Tower of Strength

The 420 Main Building has been the home of Chapman Injury Lawyers since 2008 when Neil Chapman opened the firm. When Chapman started filming commercials from the building’s rooftops, he often would get the same question: “Where did you shoot that commercial?”

“This building was like a well-kept secret,” says Chapman, who has occupied offices on the ninth, 17th, and now 12th floor. “In some ways, the building was hiding in plain sight.”

Soon, the building will be difficult to miss.

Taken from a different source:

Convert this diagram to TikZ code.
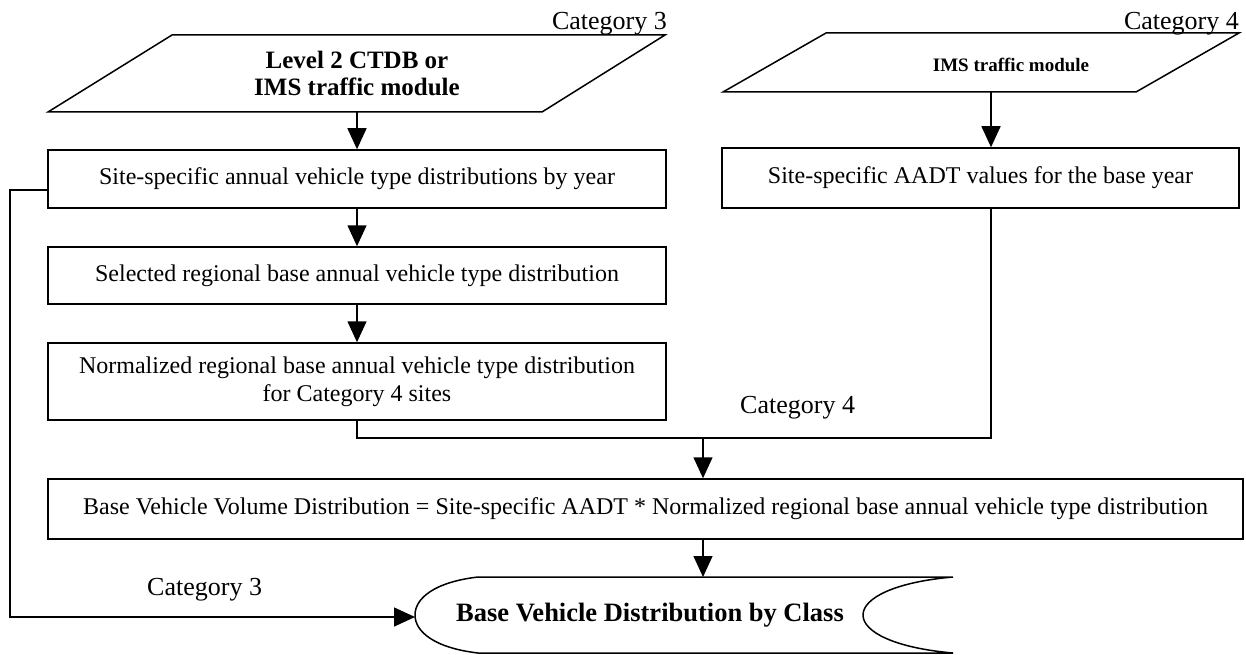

The city’s tallest building at 420 Main St. has a new name and new owners, F.C. Tucker Commercial announced in early February. Renamed City Tower at 420 Main, the building will receive a makeover, including roof, elevator, and HVAC improvements this year. Major construction to transform floors 12 through 18 into luxury condominiums will take place in 2018, while floors one through 11 will be mixed use and restaurants, says F.C. Tucker Commercial President Ken Newcomb. The project is expected to cost $25 million.

Newcomb says the building’s concrete fins will be removed.

“Those date the building,” he says. “Completely encasing it in glass will give it a brand-new-building look. For all practical purposes, it will be a brand-new building.”

The building was Old National Bank’s headquarters from 1970 until 2004. The private Petroleum Club occupied the building’s 17th and 18th floors from 1970 until it disbanded in 2006. Attorney Alan Shovers of Kahn, Dees, Donovan & Kahn was chairman of the Petroleum Club’s board and recalls the finest dining — first-class chefs, multiple-course meals followed by flaming desserts, and maître d’ service — and vast views of the city from the top two floors.

“Many special occasions took place there, so the building has a history of some of the best events of Evansville for a 30- or 40-year period,” says Shovers. “Those condominiums will have the most breathtaking views in our city, and there’s a certain specialness that will go with those views. Many people had highlights of their life take place there.”

Newcomb believes the tower’s renovations are a symbol of Evansville’s momentum.

“In years to come when they drive down the Lloyd Expressway and see the new glass and the new LED lighting on the building, people in Evansville will be proud of their skyline,” says Newcomb, adding other cities are known for iconic and recognizable skylines. “We’re going to have that. I think everybody will be proud of not just this building, but all the activity happening Downtown.”